_What to do_
Quote the whole listing word for word. Do not include the pictures.

Rows from a dataset of charts and code:
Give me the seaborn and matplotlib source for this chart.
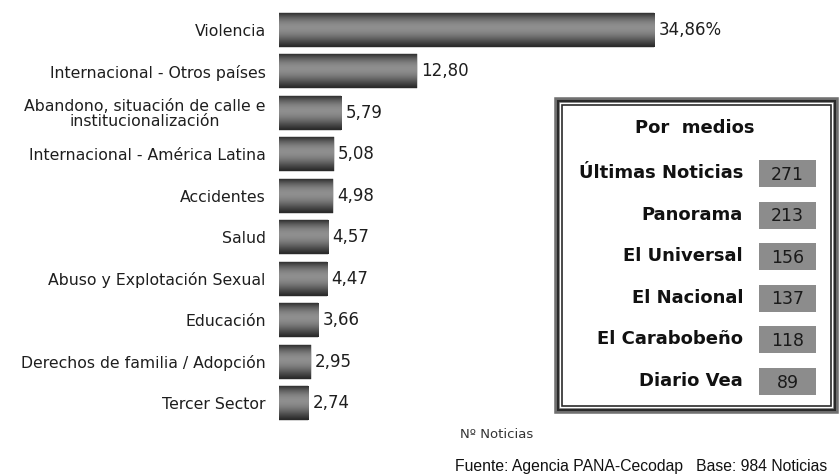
import numpy as np
import matplotlib
matplotlib.use("Agg")
import matplotlib.pyplot as plt
from matplotlib.patches import Rectangle
import seaborn as sns

# data
categories = [
    "Violencia",
    "Internacional - Otros países",
    "Abandono, situación de calle e\ninstitucionalización",
    "Internacional - América Latina",
    "Accidentes",
    "Salud",
    "Abuso y Explotación Sexual",
    "Educación",
    "Derechos de familia / Adopción",
    "Tercer Sector",
]
values = [34.86, 12.80, 5.79, 5.08, 4.98, 4.57, 4.47, 3.66, 2.95, 2.74]

medios = ["Últimas Noticias", "Panorama", "El Universal", "El Nacional",
          "El Carabobeño", "Diario Vea"]
noticias = [271, 213, 156, 137, 118, 89]

sns.set_style("white")
plt.rcParams["font.family"] = ["DejaVu Sans"]

W, H = 839, 475
fig = plt.figure(figsize=(W / 100, H / 100), dpi=100)

# main bar chart
ax = fig.add_axes([279 / W, 51 / H, 538 / W, 415 / H])
sns.barplot(x=values, y=categories, orient="h", color="#666666", width=0.82, ax=ax)

# cylinder-like grey gradient on each bar (dark edges, lighter band above middle)
t = np.linspace(0, 1, 64)
shade = 0.16 + 0.40 * np.sin(np.pi * t ** 0.85) ** 1.2
grad = np.stack([shade] * 3, axis=-1)[:, None, :]
for p in ax.patches:
    x0, y0 = p.get_x(), p.get_y()
    w, h = p.get_width(), p.get_height()
    p.set_facecolor("none")
    p.set_edgecolor("#2a2a2a")
    p.set_linewidth(0.3)
    im = ax.imshow(grad, extent=(x0, x0 + w, y0 + h, y0), aspect="auto",
                   interpolation="bilinear", zorder=1)
    im.set_clip_path(p)

ax.set_xlim(0, 50)
ax.set_ylim(9.5, -0.5)
ax.set_aspect("auto")
sns.despine(ax=ax, left=True, bottom=True)
ax.set_xticks([])
ax.set_xlabel("")
ax.tick_params(axis="y", length=0, pad=9.5, labelsize=11.3, labelcolor="#1e1e1e")
for lab in ax.get_yticklabels():
    lab.set_multialignment("center")
    lab.set_linespacing(1.0)

labels = [f"{v:.2f}".replace(".", ",") for v in values]
labels[0] += "%"
ax.bar_label(ax.containers[0], labels=labels, padding=3, fontsize=12, color="#1e1e1e")

# "Por medios" box
bx = fig.add_axes([557 / W, (H - 411) / H, 279 / W, 311 / H])
bx.set_xlim(0, 279)
bx.set_ylim(311, 0)
bx.axis("off")
bx.add_patch(Rectangle((0, 0), 279, 311, fill=False, lw=4, ec="#707070", clip_on=False))
bx.add_patch(Rectangle((1, 1), 277, 309, fill=False, lw=1.5, ec="#2a2a2a", clip_on=False))
bx.add_patch(Rectangle((5, 5), 269, 301, fill=False, lw=1.2, ec="#2a2a2a"))
bx.text(138, 28, "Por  medios", ha="center", va="center", fontsize=13,
        fontweight="bold", color="#111111")
for i, (m, n) in enumerate(zip(medios, noticias)):
    yc = 73 + 41.6 * i
    bx.text(186, yc, m, ha="right", va="center", fontsize=13,
            fontweight="bold", color="#111111")
    bx.add_patch(Rectangle((202, yc - 13), 57, 27, fc="#8c8c8c", ec="none"))
    bx.text(230.5, yc + 1.5, str(n), ha="center", va="center", fontsize=12.5,
            color="#1a1a1a")

fig.text(497 / W, 1 - 434 / H, "Nº Noticias", ha="center", va="center",
         fontsize=9.5, color="#333333")
fig.text(455 / W, 1 - 466 / H, "Fuente: Agencia PANA-Cecodap   Base: 984 Noticias",
         ha="left", va="center", fontsize=11.3, color="#111111",
         family="Liberation Sans")

fig.savefig("out.png", dpi=100)
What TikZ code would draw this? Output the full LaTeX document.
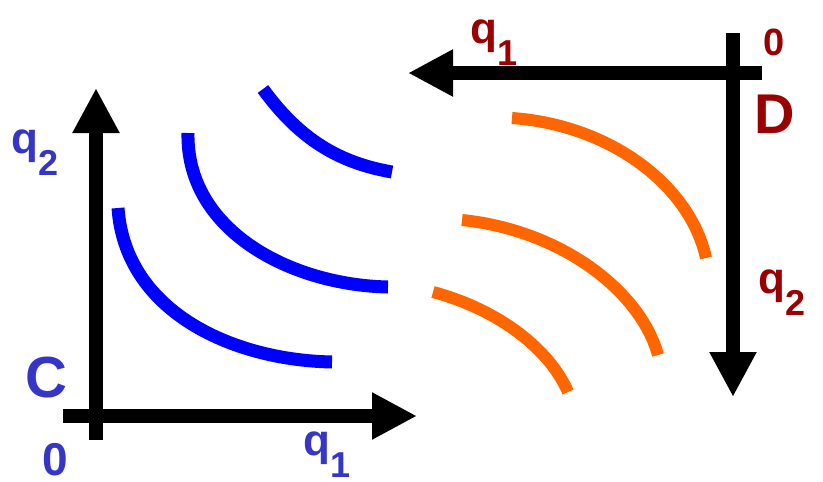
\documentclass[tikz,border=0pt]{standalone}
\usepackage{fontspec}
\setmainfont{Liberation Sans}
\usetikzlibrary{arrows.meta}

\definecolor{labblue}{HTML}{3535C8}
\definecolor{labred}{HTML}{990000}
\definecolor{curveblue}{HTML}{0000FF}
\definecolor{curveorange}{HTML}{FF6600}

% q with a lowered index
\newcommand{\qidx}[1]{q\raisebox{-0.5em}{\fontsize{36}{40}\selectfont #1}}

\begin{document}
\begin{tikzpicture}[x=1pt, y=-1pt,
  axis/.style={line width=14pt, -{Triangle[length=45pt,width=44pt]}},
  icurve/.style={line width=13pt, curveblue},
  ocurve/.style={line width=12pt, curveorange},
  lab/.style={anchor=base west, inner sep=0pt, font=\bfseries\fontsize{44}{50}\selectfont}]
\useasboundingbox (0,0) rectangle (823,482);

% axes of C
\coordinate (cbot) at (96,440);
\coordinate (ctop) at (96,88);
\coordinate (cleft) at (63,416);
\coordinate (cright) at (417,416);
\draw[axis] (cbot) -- (ctop);
\draw[axis] (cleft) -- (cright);

% axes of D
\coordinate (dtop) at (733,33);
\coordinate (dbot) at (733,397);
\coordinate (dright) at (762,73);
\coordinate (dleft) at (408,73);
\draw[axis] (dtop) -- (dbot);
\draw[axis] (dright) -- (dleft);

% curves of C
\draw[icurve] (263,89) .. controls (300,140) and (340,163) .. (392,172);
\draw[icurve] (188,133) .. controls (186,230) and (290,285) .. (388,287);
\draw[icurve] (118,208) .. controls (125,310) and (230,360) .. (332,362);

% curves of D
\draw[ocurve] (512,118) .. controls (610,125) and (690,185) .. (706,258);
\draw[ocurve] (462,220) .. controls (560,230) and (640,290) .. (658,355);
\draw[ocurve] (433,292) .. controls (500,310) and (550,350) .. (568,392);

% labels
\node[lab, labblue] (cq2) at (11,153) {\qidx{2}};
\node[lab, labblue, font=\bfseries\fontsize{58}{60}\selectfont] (cname) at (25,397) {C};
\node[lab, labblue, font=\bfseries\fontsize{46}{50}\selectfont] (corig) at (42,475) {0};
\node[lab, labblue] (cq1) at (303,455) {\qidx{1}};
\node[lab, labred] (dq1) at (470,43) {\qidx{1}};
\node[lab, labred, font=\bfseries\fontsize{38}{40}\selectfont] (dorig) at (763,55) {0};
\node[lab, labred, font=\bfseries\fontsize{56}{60}\selectfont] (dname) at (754,133) {D};
\node[lab, labred] (dq2) at (758,293) {\qidx{2}};
\end{tikzpicture}
\end{document}
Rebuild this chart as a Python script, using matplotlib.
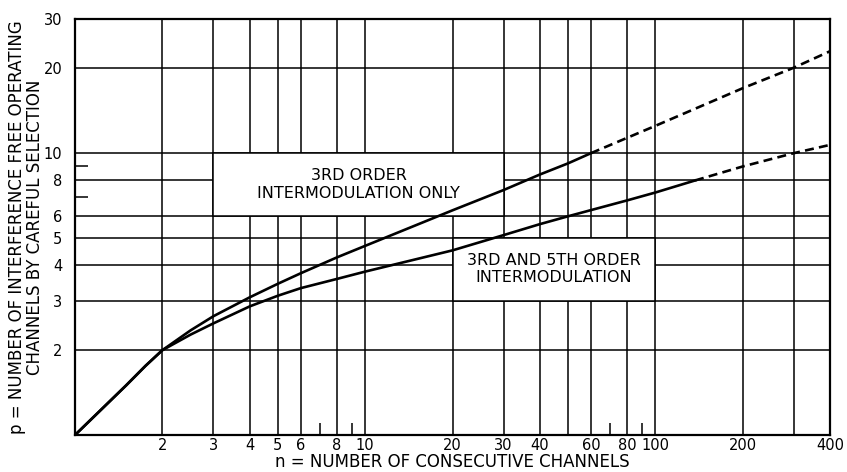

_Response to the exercise_
Give me the seaborn and matplotlib source for this chart.
import numpy as np
import matplotlib
matplotlib.use("Agg")
import matplotlib.pyplot as plt
from matplotlib.patches import Rectangle
import seaborn as sns

# data
categories = [
    "Violencia",
    "Internacional - Otros países",
    "Abandono, situación de calle e\ninstitucionalización",
    "Internacional - América Latina",
    "Accidentes",
    "Salud",
    "Abuso y Explotación Sexual",
    "Educación",
    "Derechos de familia / Adopción",
    "Tercer Sector",
]
values = [34.86, 12.80, 5.79, 5.08, 4.98, 4.57, 4.47, 3.66, 2.95, 2.74]

medios = ["Últimas Noticias", "Panorama", "El Universal", "El Nacional",
          "El Carabobeño", "Diario Vea"]
noticias = [271, 213, 156, 137, 118, 89]

sns.set_style("white")
plt.rcParams["font.family"] = ["DejaVu Sans"]

W, H = 839, 475
fig = plt.figure(figsize=(W / 100, H / 100), dpi=100)

# main bar chart
ax = fig.add_axes([279 / W, 51 / H, 538 / W, 415 / H])
sns.barplot(x=values, y=categories, orient="h", color="#666666", width=0.82, ax=ax)

# cylinder-like grey gradient on each bar (dark edges, lighter band above middle)
t = np.linspace(0, 1, 64)
shade = 0.16 + 0.40 * np.sin(np.pi * t ** 0.85) ** 1.2
grad = np.stack([shade] * 3, axis=-1)[:, None, :]
for p in ax.patches:
    x0, y0 = p.get_x(), p.get_y()
    w, h = p.get_width(), p.get_height()
    p.set_facecolor("none")
    p.set_edgecolor("#2a2a2a")
    p.set_linewidth(0.3)
    im = ax.imshow(grad, extent=(x0, x0 + w, y0 + h, y0), aspect="auto",
                   interpolation="bilinear", zorder=1)
    im.set_clip_path(p)

ax.set_xlim(0, 50)
ax.set_ylim(9.5, -0.5)
ax.set_aspect("auto")
sns.despine(ax=ax, left=True, bottom=True)
ax.set_xticks([])
ax.set_xlabel("")
ax.tick_params(axis="y", length=0, pad=9.5, labelsize=11.3, labelcolor="#1e1e1e")
for lab in ax.get_yticklabels():
    lab.set_multialignment("center")
    lab.set_linespacing(1.0)

labels = [f"{v:.2f}".replace(".", ",") for v in values]
labels[0] += "%"
ax.bar_label(ax.containers[0], labels=labels, padding=3, fontsize=12, color="#1e1e1e")

# "Por medios" box
bx = fig.add_axes([557 / W, (H - 411) / H, 279 / W, 311 / H])
bx.set_xlim(0, 279)
bx.set_ylim(311, 0)
bx.axis("off")
bx.add_patch(Rectangle((0, 0), 279, 311, fill=False, lw=4, ec="#707070", clip_on=False))
bx.add_patch(Rectangle((1, 1), 277, 309, fill=False, lw=1.5, ec="#2a2a2a", clip_on=False))
bx.add_patch(Rectangle((5, 5), 269, 301, fill=False, lw=1.2, ec="#2a2a2a"))
bx.text(138, 28, "Por  medios", ha="center", va="center", fontsize=13,
        fontweight="bold", color="#111111")
for i, (m, n) in enumerate(zip(medios, noticias)):
    yc = 73 + 41.6 * i
    bx.text(186, yc, m, ha="right", va="center", fontsize=13,
            fontweight="bold", color="#111111")
    bx.add_patch(Rectangle((202, yc - 13), 57, 27, fc="#8c8c8c", ec="none"))
    bx.text(230.5, yc + 1.5, str(n), ha="center", va="center", fontsize=12.5,
            color="#1a1a1a")

fig.text(497 / W, 1 - 434 / H, "Nº Noticias", ha="center", va="center",
         fontsize=9.5, color="#333333")
fig.text(455 / W, 1 - 466 / H, "Fuente: Agencia PANA-Cecodap   Base: 984 Noticias",
         ha="left", va="center", fontsize=11.3, color="#111111",
         family="Liberation Sans")

fig.savefig("out.png", dpi=100)
What TikZ code would draw this? Output the full LaTeX document.
\documentclass[tikz,border=0pt]{standalone}
\usepackage{fontspec}
\setmainfont{Liberation Sans}
\usetikzlibrary{arrows.meta}

\definecolor{labblue}{HTML}{3535C8}
\definecolor{labred}{HTML}{990000}
\definecolor{curveblue}{HTML}{0000FF}
\definecolor{curveorange}{HTML}{FF6600}

% q with a lowered index
\newcommand{\qidx}[1]{q\raisebox{-0.5em}{\fontsize{36}{40}\selectfont #1}}

\begin{document}
\begin{tikzpicture}[x=1pt, y=-1pt,
  axis/.style={line width=14pt, -{Triangle[length=45pt,width=44pt]}},
  icurve/.style={line width=13pt, curveblue},
  ocurve/.style={line width=12pt, curveorange},
  lab/.style={anchor=base west, inner sep=0pt, font=\bfseries\fontsize{44}{50}\selectfont}]
\useasboundingbox (0,0) rectangle (823,482);

% axes of C
\coordinate (cbot) at (96,440);
\coordinate (ctop) at (96,88);
\coordinate (cleft) at (63,416);
\coordinate (cright) at (417,416);
\draw[axis] (cbot) -- (ctop);
\draw[axis] (cleft) -- (cright);

% axes of D
\coordinate (dtop) at (733,33);
\coordinate (dbot) at (733,397);
\coordinate (dright) at (762,73);
\coordinate (dleft) at (408,73);
\draw[axis] (dtop) -- (dbot);
\draw[axis] (dright) -- (dleft);

% curves of C
\draw[icurve] (263,89) .. controls (300,140) and (340,163) .. (392,172);
\draw[icurve] (188,133) .. controls (186,230) and (290,285) .. (388,287);
\draw[icurve] (118,208) .. controls (125,310) and (230,360) .. (332,362);

% curves of D
\draw[ocurve] (512,118) .. controls (610,125) and (690,185) .. (706,258);
\draw[ocurve] (462,220) .. controls (560,230) and (640,290) .. (658,355);
\draw[ocurve] (433,292) .. controls (500,310) and (550,350) .. (568,392);

% labels
\node[lab, labblue] (cq2) at (11,153) {\qidx{2}};
\node[lab, labblue, font=\bfseries\fontsize{58}{60}\selectfont] (cname) at (25,397) {C};
\node[lab, labblue, font=\bfseries\fontsize{46}{50}\selectfont] (corig) at (42,475) {0};
\node[lab, labblue] (cq1) at (303,455) {\qidx{1}};
\node[lab, labred] (dq1) at (470,43) {\qidx{1}};
\node[lab, labred, font=\bfseries\fontsize{38}{40}\selectfont] (dorig) at (763,55) {0};
\node[lab, labred, font=\bfseries\fontsize{56}{60}\selectfont] (dname) at (754,133) {D};
\node[lab, labred] (dq2) at (758,293) {\qidx{2}};
\end{tikzpicture}
\end{document}
Rebuild this chart as a Python script, using matplotlib.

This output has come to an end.